Does anybody know an easy way of targeting existing png24 files, to replace them with the png8s?

I'm using a OS X, and file browsers like Adobe bridge don't show this, nor can I find the info on the commandline, or the finder.

Help!

Was it helpful?

Solution

The file utility on OSX can tell you the colour depth in a PNG file, e.g:

% file foo.png 
foo.png: PNG image data, 1514 x 1514, 8-bit grayscale, non-interlaced

OTHER TIPS

You actually CAN get alpha transparency in PNG-8's but it's super complicated. http://www.sitepoint.com/blogs/2007/09/18/png8-the-clear-winner/ http://www.personal.psu.edu/drs18/blogs/davidstong/2007/09/png8_alpha_transparency_from_f.html

It basically creates GIF like substance for IE6 and a real PNG with alpha transparency for better browsers. It's a more pleasant degradation path. Right now, I think you need Fireworks, but I am exploring other options.

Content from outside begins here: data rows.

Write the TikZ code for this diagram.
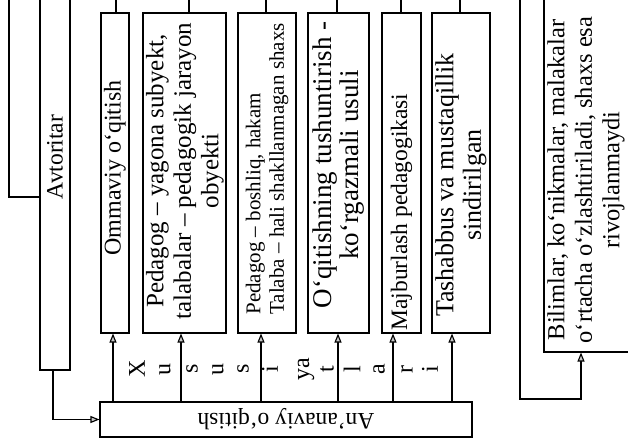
\documentclass[tikz,border=0pt]{standalone}
\usepackage{fontspec}
\setmainfont{Liberation Serif}
\usetikzlibrary{arrows.meta}
\begin{document}
\begin{tikzpicture}[x=1pt,y=-1pt, line width=1.1pt,
  bx/.style={draw, rectangle, inner sep=0pt},
  arr/.style={-{Triangle[length=9pt,width=7pt,fill=gray!45]}},
  txt/.style={rotate=90, align=center, inner sep=0pt, font=\fontsize{24}{27.5}\selectfont},
  fs/.style={font=\fontsize{#1}{27.5}\selectfont}]
\useasboundingbox (0,0) rectangle (628,441);
\coordinate (top) at (0,-6);

% boxes
\node[bx, minimum width=30pt, minimum height=380pt] (av) at (55,180) {};
\node[bx, minimum width=28pt, minimum height=320pt] (om) at (115,173) {};
\node[bx, minimum width=83pt, minimum height=320pt] (py) at (184.5,173) {};
\node[bx, minimum width=58pt, minimum height=320pt] (pb) at (267,173) {};
\node[bx, minimum width=61pt, minimum height=320pt] (pq) at (338.5,173) {};
\node[bx, minimum width=39pt, minimum height=320pt] (pm) at (401.5,173) {};
\node[bx, minimum width=58pt, minimum height=320pt] (pt) at (461,173) {};
\node[bx, minimum width=96pt, minimum height=362pt] (bl) at (592,171) {};
\node[bx, minimum width=372pt, minimum height=35pt] (an) at (286,419.5) {};

% texts
\node[txt, fs=23.5] (tav) at (55,157) {Avtoritar};
\node[txt, fs=24] (tom) at (115,168) {Ommaviy oʻqitish};
\node[txt, fs=25] (tpy) at (185,171) {Pedagog – yagona subyekt,\\talabalar – pedagogik jarayon\\obyekti};
\node[txt, align=left, font=\fontsize{21}{23.5}\selectfont] (tpb) at (267,169) {Pedagog – boshliq, hakam\\Talaba – hali shakllanmagan shaxs};
\node[txt, fs=27] (tpq) at (338.5,165) {Oʻqitishning tushuntirish -\\koʻrgazmali usuli};
\node[txt, fs=23.5] (tpm) at (401.5,212) {Majburlash pedagogikasi};
\node[txt, fs=26] (tpt) at (461,185) {Tashabbus va mustaqillik\\sindirilgan};
\node[txt, fs=24.5] (tbl) at (586,180) {Bilimlar, koʻnikmalar, malakalar\\oʻrtacha oʻzlashtiriladi, shaxs esa\\rivojlanmaydi};
\node[inner sep=0pt, rotate=180, font=\fontsize{23.5}{27}\selectfont] (tan) at (an.center) {Anʼanaviy oʻqitish};

% letters
\foreach \n/\x/\t in {1/137/X,2/165/u,3/192/s,4/218/u,5/243/s,6/270/i,7/306/ya,8/327/t,9/352/l,10/379/a,11/407/r,12/430/i}
  \node[txt] (k\n) at (\x,369) {\t};

% lines to the top
\draw ([xshift=1pt]om.north) -- ([xshift=1pt]om.north |- top);
\draw ([xshift=4.5pt]py.north) -- ([xshift=4.5pt]py.north |- top);
\draw ([xshift=-1pt]pb.north) -- ([xshift=-1pt]pb.north |- top);
\draw ([xshift=-1.5pt]pq.north) -- ([xshift=-1.5pt]pq.north |- top);
\draw ([xshift=-0.5pt]pm.north) -- ([xshift=-0.5pt]pm.north |- top);
\draw ([xshift=-1pt]pt.north) -- ([xshift=-1pt]pt.north |- top);

% arrows from An'anaviy
\coordinate (a1) at ([xshift=-2pt]om.south);
\coordinate (a2) at ([xshift=-3.5pt]py.south);
\coordinate (a3) at ([xshift=-6pt]pb.south);
\coordinate (a4) at ([xshift=-0.5pt]pq.south);
\coordinate (a5) at ([xshift=-8.5pt]pm.south);
\coordinate (a6) at ([xshift=-9pt]pt.south);
\foreach \i in {1,...,6}
  \draw[arr] (a\i |- an.north) -- (a\i);

% left structure
\coordinate (L) at (9,197);
\draw (L |- top) -- (L) -- (L -| av.west);
\draw[arr] ([xshift=-2pt]av.south) |- (an.west);

% right structure
\coordinate (B) at (520,399);
\coordinate (bs) at ([xshift=-11pt]bl.south);
\draw[arr] (B |- top) -- (B) -| (bs);
\end{tikzpicture}
\end{document}
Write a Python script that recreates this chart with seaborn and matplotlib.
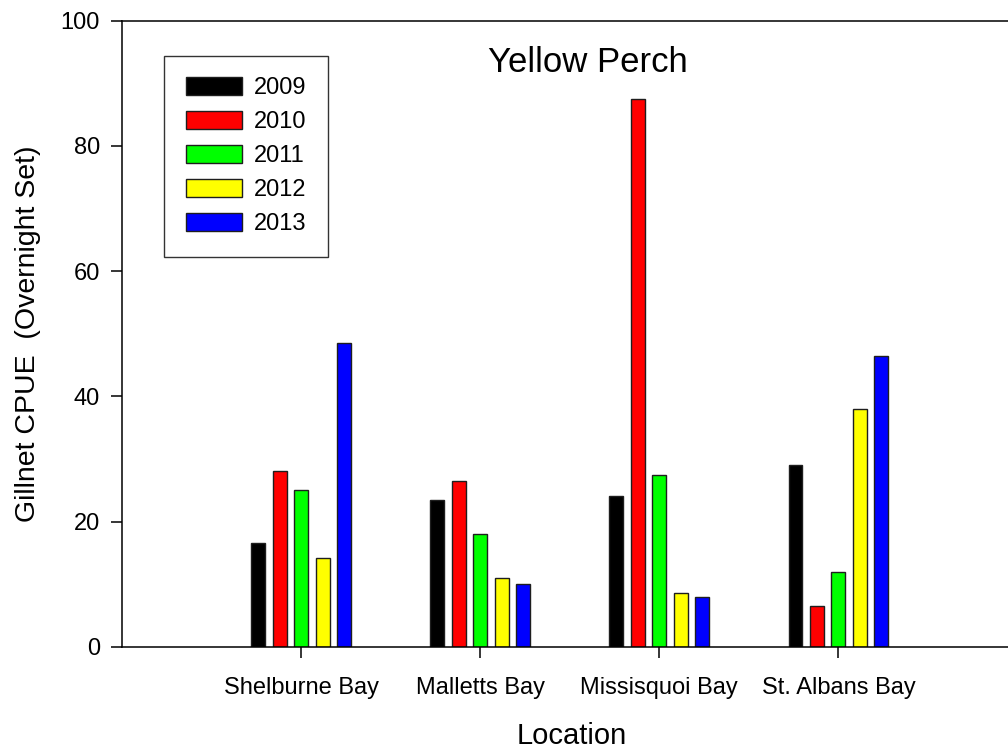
import matplotlib
matplotlib.use("Agg")
import matplotlib.pyplot as plt
import pandas as pd
import seaborn as sns

# Gillnet catch per unit effort (overnight sets) for yellow perch
locations = ["Shelburne Bay", "Malletts Bay", "Missisquoi Bay", "St. Albans Bay"]
years = ["2009", "2010", "2011", "2012", "2013"]
cpue_2009 = [16.5, 23.5, 24.0, 29.0]
cpue_2010 = [28.0, 26.5, 87.5, 6.5]
cpue_2011 = [25.0, 18.0, 27.5, 12.0]
cpue_2012 = [14.2, 11.0, 8.5, 38.0]
cpue_2013 = [48.5, 10.0, 8.0, 46.5]
year_colors = ["#000000", "#ff0000", "#00ff00", "#ffff00", "#0000ff"]
y_ticks = [0, 20, 40, 60, 80, 100]

series = [cpue_2009, cpue_2010, cpue_2011, cpue_2012, cpue_2013]
rows = []
for yr, vals in zip(years, series):
    for loc, v in zip(locations, vals):
        rows.append({"Location": loc, "Year": yr, "CPUE": v})
df = pd.DataFrame(rows)
palette = dict(zip(years, year_colors))

sns.set_style("white")
plt.rcParams["font.family"] = ["Liberation Sans", "DejaVu Sans"]
plt.rcParams["text.color"] = "black"
plt.rcParams["axes.labelcolor"] = "black"
plt.rcParams["xtick.color"] = "black"
plt.rcParams["ytick.color"] = "black"

W, H = 1008, 750
fig = plt.figure(figsize=(W / 100, H / 100), dpi=100)
ax = fig.add_axes([122 / W, 1 - 646.7 / H, (1017.6 - 122) / W, (646.7 - 20.7) / H])

sns.barplot(data=df, x="Location", y="CPUE", hue="Year", order=locations,
            hue_order=years, palette=palette, saturation=1, width=0.6, gap=0.35,
            edgecolor="#1e1e1e", linewidth=1.0, errorbar=None, ax=ax)

ax.set_xlim(-1, 4)
ax.set_ylim(0, 100)
ax.set_yticks(y_ticks)
ax.set_xlabel("")
ax.set_ylabel("")

for side in ["left", "bottom", "top"]:
    ax.spines[side].set_visible(True)
    ax.spines[side].set_color("black")
    ax.spines[side].set_linewidth(1.1)
ax.spines["right"].set_visible(False)

ax.tick_params(axis="both", which="major", direction="out", length=8, width=1.1,
               labelsize=17, bottom=True, left=True, top=False, right=False)
ax.tick_params(axis="x", pad=14)
ax.tick_params(axis="y", pad=8)

handles, labels = ax.get_legend_handles_labels()
leg = ax.legend(handles, labels, loc="upper left",
                bbox_to_anchor=(164.3 / W, 1 - 55.7 / H),
                bbox_transform=fig.transFigure, frameon=True, fancybox=False,
                edgecolor="black", fontsize=17, handlelength=2.4,
                handleheight=0.8, handletextpad=0.5, labelspacing=0.5,
                borderpad=0.9, borderaxespad=0)
leg.get_frame().set_linewidth(1.0)

fig.text(588 / W, 1 - 63 / H, "Yellow Perch", fontsize=25,
         ha="center", va="center")
fig.text(572 / W, 1 - 736 / H, "Location", fontsize=21,
         ha="center", va="center")
fig.text(28 / W, 1 - 334 / H, "Gillnet CPUE  (Overnight Set)", fontsize=20.5,
         rotation=90, ha="center", va="center")

fig.savefig("out.png", dpi=100)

To add to Alnitak’s answer, once you find all PNG24 you want to convert, you can batch them all with pngquant:

pngquant -v -f --ext .png 256 *.png

This converts all PNG files to PNG8 in place, overwriting them.

I think you might be asking the wrong question. PNG8s don't have the true-alpha you've been working hard to fix in IE6. If you replace the PNG24s with PNG8s you are no better off than replacing them with GIFs.

Maybe you could test an alternative replacement/fix script - there are some shockingly bad ones out there, maybe that's where the problem is?

Here's (and I say this tongue in cheek!) the right question.

JoeBloggs is right, you're asking the wrong question.

I've never had IE6 break with a good pngfix script. You've either got a bad pngfix script, or a bad IE6 install.

PNG8 will ruin your nice transparencies and make it look like you're using GIFs.

pngcheck, a command line tool, can dump the information you need. http://www.libpng.org/pub/png/apps/pngcheck.html

pngcheck.exe a.png
OK: a.png (1024x1024, 32-bit RGB+alpha, non-interlaced, 80.7%).

pngcheck.exe b.png
OK: b.png (1024x1024, 8-bit palette+trns, non-interlaced, 83.1%).

Perhaps imagemagick helps you out at converting png24 files to png8 files.